Zoanthus sociatus

From Wikipedia, the free encyclopedia
Jump to navigation Jump to search
Zoanthus sociatus
FMIB 50093 Zoanthus socialis (Cuvier).jpeg
Scientific classification
Kingdom: Animalia
Phylum: Cnidaria
Class: Anthozoa
Subclass: Hexacorallia
Order: Zoanthidea
Suborder: Brachycnemina
Family: Zoanthidae
Genus: Zoanthus
Species: Z. Sociatus
Binomial name
Zoanthus Sociatus
(Ellis & Solander, 1786)[1]

Zoanthus sociatus (commonly known as the green sea mat or button polyp) is a zoanthid usually found in shallow reef zones of tropical regions from Caribbean to southeastern Brazil. Z. sociatus is currently being studied for its use against human lymphatic parasites.


Zoanthus sociatus has nematocysts, which makes it a cnidarian. As it has polyp morphology, it is an anthozoan. It also has tentacles in multiples of 6, so it falls under the subclass Hexacorallia. It is in the order Zoanthidea due to its lack of a calcium carbonate skeleton.

Forms elaborate piecemeal mats of normally green to turquoise polyps.

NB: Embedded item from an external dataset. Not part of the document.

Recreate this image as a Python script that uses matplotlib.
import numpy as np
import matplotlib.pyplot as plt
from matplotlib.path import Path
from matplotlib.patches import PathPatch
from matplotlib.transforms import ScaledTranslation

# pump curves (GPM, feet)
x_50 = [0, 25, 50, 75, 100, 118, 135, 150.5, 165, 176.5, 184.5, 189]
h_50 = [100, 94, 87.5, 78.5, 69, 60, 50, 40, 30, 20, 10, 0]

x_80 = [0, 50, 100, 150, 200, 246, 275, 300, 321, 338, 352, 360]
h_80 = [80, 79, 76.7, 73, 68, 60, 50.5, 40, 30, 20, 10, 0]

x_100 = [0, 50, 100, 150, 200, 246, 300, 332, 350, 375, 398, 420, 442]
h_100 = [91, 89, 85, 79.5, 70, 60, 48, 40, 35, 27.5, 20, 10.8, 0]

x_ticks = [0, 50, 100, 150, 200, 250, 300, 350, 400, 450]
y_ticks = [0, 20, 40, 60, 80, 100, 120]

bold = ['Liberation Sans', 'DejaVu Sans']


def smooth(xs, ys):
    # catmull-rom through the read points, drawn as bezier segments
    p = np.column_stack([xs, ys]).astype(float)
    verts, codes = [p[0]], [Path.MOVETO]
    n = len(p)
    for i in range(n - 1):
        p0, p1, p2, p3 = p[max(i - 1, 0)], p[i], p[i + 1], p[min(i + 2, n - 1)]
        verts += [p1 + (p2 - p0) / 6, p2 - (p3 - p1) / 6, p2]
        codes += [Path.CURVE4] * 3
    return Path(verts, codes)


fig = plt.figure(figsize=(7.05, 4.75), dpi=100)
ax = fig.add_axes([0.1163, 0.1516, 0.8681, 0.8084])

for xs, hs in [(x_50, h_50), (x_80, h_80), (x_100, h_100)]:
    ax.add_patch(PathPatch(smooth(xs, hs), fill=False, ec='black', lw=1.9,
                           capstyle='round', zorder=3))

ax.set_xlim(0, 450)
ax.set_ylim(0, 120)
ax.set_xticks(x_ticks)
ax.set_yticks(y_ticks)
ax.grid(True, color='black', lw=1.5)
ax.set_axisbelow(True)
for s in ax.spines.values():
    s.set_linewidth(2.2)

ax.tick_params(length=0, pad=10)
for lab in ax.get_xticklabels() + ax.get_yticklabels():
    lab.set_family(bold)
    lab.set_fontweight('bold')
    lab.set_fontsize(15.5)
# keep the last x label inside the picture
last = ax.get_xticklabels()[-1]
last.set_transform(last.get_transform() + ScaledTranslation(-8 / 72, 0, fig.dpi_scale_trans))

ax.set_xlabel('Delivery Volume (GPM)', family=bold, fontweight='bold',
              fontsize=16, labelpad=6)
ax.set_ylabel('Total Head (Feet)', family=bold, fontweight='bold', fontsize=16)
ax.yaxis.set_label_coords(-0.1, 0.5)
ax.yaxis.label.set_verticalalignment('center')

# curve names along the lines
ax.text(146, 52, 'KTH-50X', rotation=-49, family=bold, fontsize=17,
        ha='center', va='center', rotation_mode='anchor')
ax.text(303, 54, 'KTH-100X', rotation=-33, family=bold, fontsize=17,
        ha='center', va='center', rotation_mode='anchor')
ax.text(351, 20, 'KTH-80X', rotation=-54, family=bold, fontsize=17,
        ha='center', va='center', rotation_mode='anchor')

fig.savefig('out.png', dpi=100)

They are often found on reef flats exposed to high light intensity and intermittently strong currents. Stolon-connected polyps normally have 30 short tentacles, polyps are extended continuously day and night and feed predominantly on detritus, not zooplankton.


Z. Sociatus can be found in the lower intertidal and upper subtidal zones on protected Caribbean reefs. It is a sessile, colonial organism. Z. sociatus grows in the reef understory and on disturbed substrate. Z. sociatus can survive desiccation (an excessive loss of moisture) and lower levels of salinity. It appears to dominate other zoanthids.

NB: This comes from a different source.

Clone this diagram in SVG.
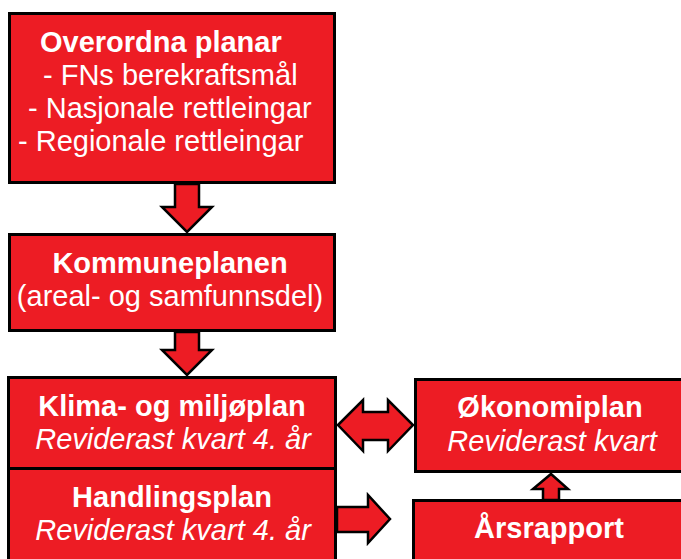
<svg xmlns="http://www.w3.org/2000/svg" width="681" height="559" viewBox="0 0 681 559">
<style>
.box{fill:#ED1C24;stroke:#000;stroke-width:3}
.arr{fill:#ED1C24;stroke:#000;stroke-width:2.5;stroke-linejoin:miter}
text{font-family:"Liberation Sans",Arial,sans-serif;font-size:29px;fill:#fff}
.b{font-weight:bold}
.i{font-style:italic}
.m{text-anchor:middle}
</style>
<rect width="681" height="559" fill="#fff"/>
<g id="connectors">
<polygon class="arr" points="175,184 199,184 199,207 212,207 187,232 162,207 175,207"/>
<polygon class="arr" points="175,332 199,332 199,350 212,350 187,375 162,350 175,350"/>
<polygon class="arr" points="338,425 363,400 363,412 388,412 388,400 413,425 388,451 388,440 363,440 363,451"/>
<polygon class="arr" points="337,507 368,507 368,495 390,519 368,543 368,532 337,532"/>
<polygon class="arr" points="551,474 568,489 559,489 559,500 543,500 543,489 533,489"/>
</g>
<g id="overordna">
<rect class="box" x="9.5" y="13.5" width="325" height="169"/>
<text class="b" x="40" y="52">Overordna planar</text>
<text x="43" y="85">- FNs berekraftsmål</text>
<text x="28" y="118">- Nasjonale rettleingar</text>
<text x="18" y="151">- Regionale rettleingar</text>
</g>
<g id="kommuneplanen">
<rect class="box" x="9.5" y="234.5" width="325" height="96"/>
<text class="b m" x="170" y="273">Kommuneplanen</text>
<text class="m" x="170" y="306">(areal- og samfunnsdel)</text>
</g>
<g id="klima">
<rect class="box" x="8.5" y="377.5" width="327" height="91"/>
<text class="b m" x="172" y="416">Klima- og miljøplan</text>
<text class="i m" x="173" y="449">Reviderast kvart 4. år</text>
</g>
<g id="handlingsplan">
<rect class="box" x="8.5" y="468.5" width="327" height="100"/>
<text class="b m" x="172" y="507">Handlingsplan</text>
<text class="i m" x="173" y="540">Reviderast kvart 4. år</text>
</g>
<g id="okonomiplan">
<rect class="box" x="415.5" y="379.5" width="272" height="92"/>
<text class="b m" x="550" y="417">Økonomiplan</text>
<text class="i m" x="552" y="451">Reviderast kvart</text>
</g>
<g id="arsrapport">
<rect class="box" x="413.5" y="500.5" width="274" height="70"/>
<text class="b m" x="549" y="538">Årsrapport</text>
</g>
</svg>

Reproduction in Z. sociatus is mainly asexual although sexual reproduction may happen as well. There is extratentacular budding, which is the creation of a new polyp from an old polyp, and fission, a new fragment in formed.The size of a fragment is also controlled by the increasing rate of mortality with decreasing fragment size. A colony is generally genetically the same. Even when a colony is sexually reproductive, a large proportion of polyps remain infertile, which demonstrates the greater importance of asexual reproduction and growth.

Z. sociatus colonies do not become reproductive until they reach a certain size. They use external fertilization, and are mostly hermaphroditic, although some are male or protogynous (female and then male). Z. sociatus was found to reproduce seasonally in Panama, and synchronizes the release of gametes with extremely low tides.


Z. sociatus polyps obtain nearly half of their required energy from the zooxanthellae, organism that Z. Sociatus forms symbiosis with. Therefore, the rest of the energy must be obtained through feeding. Zoanthids have nematocysts on their mesenterial filaments that are used for prey capture. Z. sociatus will eat mostly anything that is the right size such as from Artemia cysts and dissolved organic matter. While zoanthids are less efficient heterotrophs, they produce more energy photosynthetically due to their lack of a calcified skeleton. The lack of a skeleton allows more light to reach the chloroplasts. To digest prey, it uses both extracellular and intracellular methods.